* _Materials provided_
++++++++++

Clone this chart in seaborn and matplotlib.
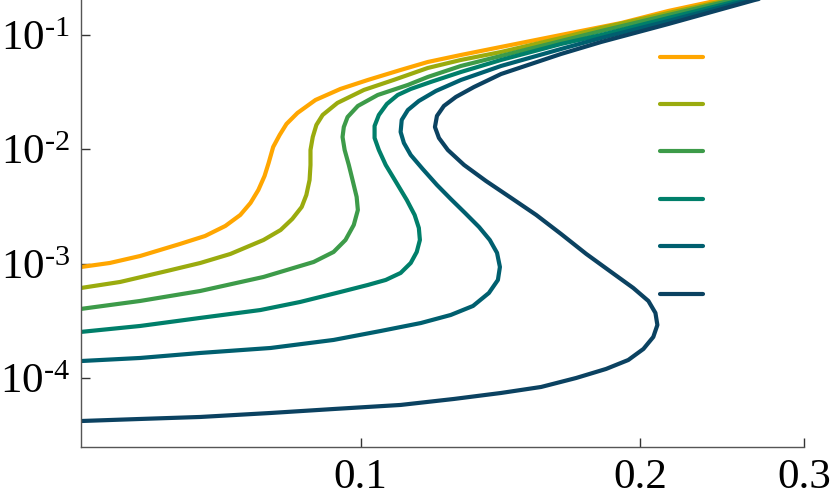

++++++++++

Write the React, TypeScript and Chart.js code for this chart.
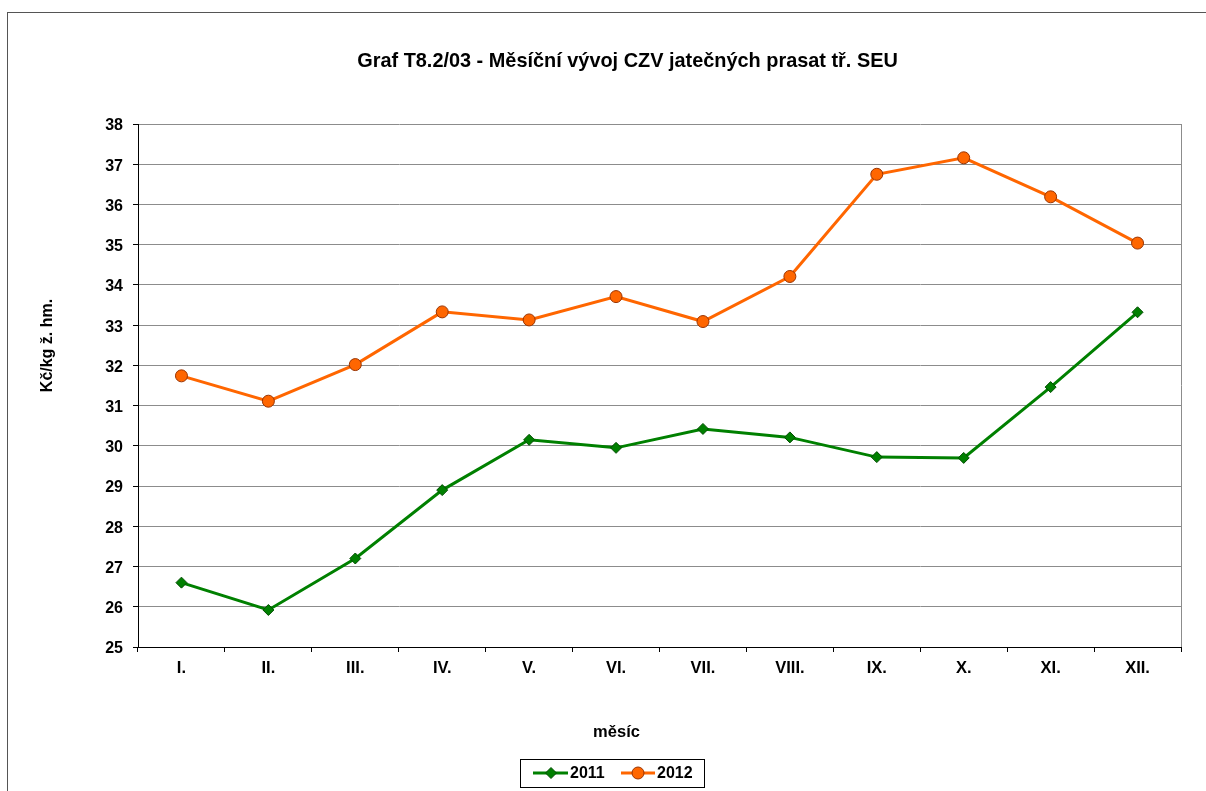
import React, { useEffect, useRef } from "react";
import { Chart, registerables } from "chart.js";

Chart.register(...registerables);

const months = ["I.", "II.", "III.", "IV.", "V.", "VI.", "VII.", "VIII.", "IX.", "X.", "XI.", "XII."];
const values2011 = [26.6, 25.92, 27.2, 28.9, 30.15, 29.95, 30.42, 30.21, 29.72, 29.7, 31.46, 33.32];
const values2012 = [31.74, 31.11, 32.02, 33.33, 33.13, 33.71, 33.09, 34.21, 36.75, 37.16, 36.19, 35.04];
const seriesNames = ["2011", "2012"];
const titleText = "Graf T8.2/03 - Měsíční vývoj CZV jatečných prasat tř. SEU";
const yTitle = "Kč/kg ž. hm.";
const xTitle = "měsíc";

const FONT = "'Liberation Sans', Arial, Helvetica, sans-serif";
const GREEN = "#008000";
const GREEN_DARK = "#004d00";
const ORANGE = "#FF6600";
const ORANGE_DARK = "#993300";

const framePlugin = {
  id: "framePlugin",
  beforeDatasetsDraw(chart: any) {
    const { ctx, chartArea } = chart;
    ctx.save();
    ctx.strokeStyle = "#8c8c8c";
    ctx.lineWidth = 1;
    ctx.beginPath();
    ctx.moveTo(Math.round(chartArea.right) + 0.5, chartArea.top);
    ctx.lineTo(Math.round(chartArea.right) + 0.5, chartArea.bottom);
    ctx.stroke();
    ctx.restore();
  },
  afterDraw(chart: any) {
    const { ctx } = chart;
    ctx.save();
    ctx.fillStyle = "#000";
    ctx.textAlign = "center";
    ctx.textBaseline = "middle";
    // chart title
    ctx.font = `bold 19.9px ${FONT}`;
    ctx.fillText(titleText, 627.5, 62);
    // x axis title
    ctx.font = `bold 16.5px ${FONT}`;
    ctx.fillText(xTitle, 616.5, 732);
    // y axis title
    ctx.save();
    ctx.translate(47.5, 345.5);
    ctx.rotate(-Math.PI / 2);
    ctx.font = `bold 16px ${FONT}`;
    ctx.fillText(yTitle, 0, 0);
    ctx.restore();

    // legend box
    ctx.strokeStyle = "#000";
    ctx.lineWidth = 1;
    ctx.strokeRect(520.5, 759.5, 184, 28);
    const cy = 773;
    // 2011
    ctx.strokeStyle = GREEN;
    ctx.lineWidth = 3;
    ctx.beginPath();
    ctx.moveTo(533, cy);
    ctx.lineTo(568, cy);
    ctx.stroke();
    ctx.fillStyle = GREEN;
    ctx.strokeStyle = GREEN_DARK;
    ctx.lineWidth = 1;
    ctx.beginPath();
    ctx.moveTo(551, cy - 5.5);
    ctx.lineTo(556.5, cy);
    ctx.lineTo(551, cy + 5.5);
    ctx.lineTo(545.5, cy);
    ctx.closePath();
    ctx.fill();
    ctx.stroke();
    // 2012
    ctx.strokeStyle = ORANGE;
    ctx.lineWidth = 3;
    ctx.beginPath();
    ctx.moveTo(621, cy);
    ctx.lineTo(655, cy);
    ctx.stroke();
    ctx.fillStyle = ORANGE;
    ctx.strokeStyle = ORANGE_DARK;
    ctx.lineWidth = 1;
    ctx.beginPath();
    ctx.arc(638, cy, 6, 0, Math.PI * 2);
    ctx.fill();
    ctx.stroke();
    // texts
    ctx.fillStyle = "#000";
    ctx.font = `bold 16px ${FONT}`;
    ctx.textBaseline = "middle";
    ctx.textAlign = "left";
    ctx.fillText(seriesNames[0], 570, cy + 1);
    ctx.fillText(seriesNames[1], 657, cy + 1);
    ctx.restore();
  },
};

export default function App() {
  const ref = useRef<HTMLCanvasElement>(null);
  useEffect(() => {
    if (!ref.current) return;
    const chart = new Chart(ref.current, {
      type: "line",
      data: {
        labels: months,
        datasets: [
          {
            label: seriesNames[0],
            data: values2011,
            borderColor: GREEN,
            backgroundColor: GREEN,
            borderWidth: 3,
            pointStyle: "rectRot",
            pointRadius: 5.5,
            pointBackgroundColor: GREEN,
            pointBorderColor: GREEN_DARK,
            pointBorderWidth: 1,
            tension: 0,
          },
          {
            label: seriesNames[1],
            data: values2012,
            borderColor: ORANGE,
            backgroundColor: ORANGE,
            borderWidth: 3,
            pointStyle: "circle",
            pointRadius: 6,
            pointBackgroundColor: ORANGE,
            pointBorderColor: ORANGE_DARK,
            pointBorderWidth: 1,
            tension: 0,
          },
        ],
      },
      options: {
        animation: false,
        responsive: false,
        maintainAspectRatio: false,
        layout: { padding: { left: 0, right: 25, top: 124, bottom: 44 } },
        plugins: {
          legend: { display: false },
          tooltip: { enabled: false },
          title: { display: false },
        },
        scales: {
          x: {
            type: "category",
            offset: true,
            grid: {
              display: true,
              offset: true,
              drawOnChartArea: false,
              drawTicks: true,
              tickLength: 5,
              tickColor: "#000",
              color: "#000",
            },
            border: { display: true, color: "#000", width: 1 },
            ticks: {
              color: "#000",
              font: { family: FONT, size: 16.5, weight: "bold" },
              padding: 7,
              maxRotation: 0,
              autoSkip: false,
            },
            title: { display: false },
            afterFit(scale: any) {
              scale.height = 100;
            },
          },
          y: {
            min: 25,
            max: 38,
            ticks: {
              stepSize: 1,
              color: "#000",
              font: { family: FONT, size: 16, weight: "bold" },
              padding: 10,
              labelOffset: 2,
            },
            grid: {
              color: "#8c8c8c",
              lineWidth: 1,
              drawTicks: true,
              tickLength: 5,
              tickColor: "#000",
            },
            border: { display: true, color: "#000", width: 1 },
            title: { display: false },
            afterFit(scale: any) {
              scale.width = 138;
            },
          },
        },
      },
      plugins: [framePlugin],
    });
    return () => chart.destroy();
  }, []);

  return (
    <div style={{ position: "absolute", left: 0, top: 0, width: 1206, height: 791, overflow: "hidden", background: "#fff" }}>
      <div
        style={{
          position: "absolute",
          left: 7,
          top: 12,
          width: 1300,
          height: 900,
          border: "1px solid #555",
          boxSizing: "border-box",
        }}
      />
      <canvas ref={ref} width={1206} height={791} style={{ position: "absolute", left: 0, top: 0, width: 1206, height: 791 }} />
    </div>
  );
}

++++++++++

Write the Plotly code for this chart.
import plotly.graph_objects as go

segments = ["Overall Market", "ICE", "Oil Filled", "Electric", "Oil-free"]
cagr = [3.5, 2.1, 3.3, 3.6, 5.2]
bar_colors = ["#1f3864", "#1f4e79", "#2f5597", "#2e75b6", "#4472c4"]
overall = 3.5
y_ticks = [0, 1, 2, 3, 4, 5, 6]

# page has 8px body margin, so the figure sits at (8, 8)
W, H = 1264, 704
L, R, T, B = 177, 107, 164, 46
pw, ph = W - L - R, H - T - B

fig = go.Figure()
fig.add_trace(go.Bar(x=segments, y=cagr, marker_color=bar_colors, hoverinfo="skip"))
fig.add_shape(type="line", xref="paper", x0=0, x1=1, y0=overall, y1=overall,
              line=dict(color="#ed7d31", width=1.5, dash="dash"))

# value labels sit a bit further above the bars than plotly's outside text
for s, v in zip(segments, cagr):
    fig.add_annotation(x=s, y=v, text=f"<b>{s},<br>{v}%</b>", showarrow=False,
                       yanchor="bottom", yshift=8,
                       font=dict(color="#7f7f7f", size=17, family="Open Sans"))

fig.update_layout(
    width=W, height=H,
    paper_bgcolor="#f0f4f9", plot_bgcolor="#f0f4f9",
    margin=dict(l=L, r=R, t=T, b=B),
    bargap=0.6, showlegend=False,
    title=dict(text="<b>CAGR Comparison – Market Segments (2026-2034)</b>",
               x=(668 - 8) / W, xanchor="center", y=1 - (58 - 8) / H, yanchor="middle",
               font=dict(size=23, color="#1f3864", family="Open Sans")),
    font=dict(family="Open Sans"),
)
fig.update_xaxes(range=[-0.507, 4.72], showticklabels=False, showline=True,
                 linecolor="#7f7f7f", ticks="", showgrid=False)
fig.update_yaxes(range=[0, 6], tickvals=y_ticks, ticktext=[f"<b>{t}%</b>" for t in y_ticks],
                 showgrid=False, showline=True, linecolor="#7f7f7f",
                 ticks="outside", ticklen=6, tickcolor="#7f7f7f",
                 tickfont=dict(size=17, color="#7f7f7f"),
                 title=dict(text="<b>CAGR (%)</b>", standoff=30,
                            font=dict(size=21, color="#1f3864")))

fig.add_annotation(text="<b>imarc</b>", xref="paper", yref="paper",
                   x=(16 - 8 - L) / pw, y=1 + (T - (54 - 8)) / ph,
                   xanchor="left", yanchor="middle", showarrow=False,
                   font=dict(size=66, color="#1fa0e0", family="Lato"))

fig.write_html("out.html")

++++++++++

* _Goal_
Read the entries above, then pull out the lines that include "this".

* _Task answer_
Clone this chart in seaborn and matplotlib.
Write the React, TypeScript and Chart.js code for this chart.
Write the Plotly code for this chart.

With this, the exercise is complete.